● Written instruction
Reproduce, character for character, the lines below from the first through the one with "CJK SC, Liberation". Leave pictures out.

— start —

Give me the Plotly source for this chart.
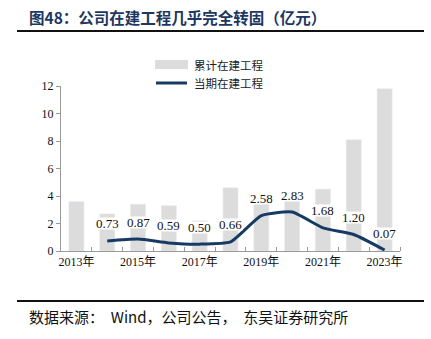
import plotly.graph_objects as go

# 累计在建工程 (bars) and 当期在建工程 (line), unit: 亿元
years = [2013, 2014, 2015, 2016, 2017, 2018, 2019, 2020, 2021, 2022, 2023]
cumulative = [3.6, 2.7, 3.4, 3.3, 2.2, 4.6, 4.0, 4.2, 4.5, 8.1, 11.8]
line_years = [2014, 2015, 2016, 2017, 2018, 2019, 2020, 2021, 2022, 2023]
current = [0.73, 0.87, 0.59, 0.50, 0.66, 2.58, 2.83, 1.68, 1.20, 0.07]
tick_years = [2013, 2015, 2017, 2019, 2021, 2023]
tick_text = [f"{y}年" for y in tick_years]
y_ticks = [0, 2, 4, 6, 8, 10, 12]

BAR = "#dcdcdc"
NAVY = "#173a63"
SERIF = "Liberation Serif, Noto Sans CJK SC"
CJK = "Noto Sans CJK SC, Liberation Serif"

fig = go.Figure()
fig.add_trace(go.Bar(x=years, y=cumulative, marker_color=BAR, width=0.49,
                     name="累计在建工程", showlegend=False))
fig.add_trace(go.Scatter(x=line_years, y=current, mode="lines",
                         line=dict(color=NAVY, width=3, shape="spline", smoothing=0.5),
                         name="当期在建工程", showlegend=False))

# value labels above the line points, on a tight white box
for x, v in zip(line_years, current):
    fig.add_annotation(x=x, y=v, text=f"{v:.2f}", showarrow=False, yshift=17,
                       font=dict(family=SERIF, size=13, color="#111"),
                       bgcolor="white", borderpad=0, height=11)

# legend drawn at the top
fig.add_shape(type="rect", xref="paper", yref="paper", x0=(155 - 61) / 339, x1=(188 - 61) / 339,
              y0=(251 - 69) / 165, y1=(251 - 60) / 165, fillcolor=BAR, line_width=0)
fig.add_shape(type="line", xref="paper", yref="paper", x0=(156 - 61) / 339, x1=(187 - 61) / 339,
              y0=(251 - 83) / 165, y1=(251 - 83) / 165, line=dict(color=NAVY, width=3))
fig.add_annotation(xref="paper", yref="paper", x=(192 - 61) / 339, y=(251 - 65) / 165,
                   text="累计在建工程", showarrow=False, xanchor="left", yanchor="middle",
                   font=dict(family=CJK, size=11.5, color="#222"))
fig.add_annotation(xref="paper", yref="paper", x=(192 - 61) / 339, y=(251 - 83) / 165,
                   text="当期在建工程", showarrow=False, xanchor="left", yanchor="middle",
                   font=dict(family=CJK, size=11.5, color="#222"))

# title, rules and source note
fig.add_annotation(xref="paper", yref="paper", x=(27 - 61) / 339, y=(251 - 17) / 165,
                   text="<b>图48：公司在建工程几乎完全转固（亿元）</b>", showarrow=False,
                   xanchor="left", yanchor="middle",
                   font=dict(family=CJK, size=15.5, color="#1c3761"))
fig.add_shape(type="line", xref="paper", yref="paper", x0=(17 - 61) / 339, x1=(424 - 61) / 339,
              y0=(251 - 31) / 165, y1=(251 - 31) / 165, line=dict(color="#111", width=2))
fig.add_shape(type="line", xref="paper", yref="paper", x0=(17 - 61) / 339, x1=(424 - 61) / 339,
              y0=(251 - 301) / 165, y1=(251 - 301) / 165, line=dict(color="#111", width=2))
fig.add_annotation(xref="paper", yref="paper", x=(27 - 61) / 339, y=(251 - 316) / 165,
                   text="数据来源：  Wind，公司公告，  东吴证券研究所", showarrow=False,
                   xanchor="left", yanchor="middle",
                   font=dict(family=CJK, size=15, color="#111"))

fig.update_layout(
    width=431, height=339,
    margin=dict(l=61, r=31, t=86, b=88),
    paper_bgcolor="white", plot_bgcolor="white",
    showlegend=False,
    xaxis=dict(range=[2012.5, 2023.5], tickvals=tick_years, ticktext=tick_text,
               ticks="", showgrid=False, zeroline=False,
               showline=True, linecolor="#999", linewidth=1,
               tickfont=dict(family=SERIF, size=12, color="#111"),
               minor=dict(tickvals=[y + 0.5 for y in years], ticks="inside",
                          ticklen=4, tickcolor="#999", showgrid=False)),
    yaxis=dict(range=[0, 12], tickvals=y_ticks, ticks="outside", ticklen=4,
               tickcolor="#999", showgrid=False, zeroline=False,
               showline=True, linecolor="#999", linewidth=1,
               tickfont=dict(family=SERIF, size=12, color="#111")),
)

fig.write_html("out.html")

— end —

● Task output
Give me the Plotly source for this chart.
import plotly.graph_objects as go

# 累计在建工程 (bars) and 当期在建工程 (line), unit: 亿元
years = [2013, 2014, 2015, 2016, 2017, 2018, 2019, 2020, 2021, 2022, 2023]
cumulative = [3.6, 2.7, 3.4, 3.3, 2.2, 4.6, 4.0, 4.2, 4.5, 8.1, 11.8]
line_years = [2014, 2015, 2016, 2017, 2018, 2019, 2020, 2021, 2022, 2023]
current = [0.73, 0.87, 0.59, 0.50, 0.66, 2.58, 2.83, 1.68, 1.20, 0.07]
tick_years = [2013, 2015, 2017, 2019, 2021, 2023]
tick_text = [f"{y}年" for y in tick_years]
y_ticks = [0, 2, 4, 6, 8, 10, 12]

BAR = "#dcdcdc"
NAVY = "#173a63"
SERIF = "Liberation Serif, Noto Sans CJK SC"
CJK = "Noto Sans CJK SC, Liberation Serif"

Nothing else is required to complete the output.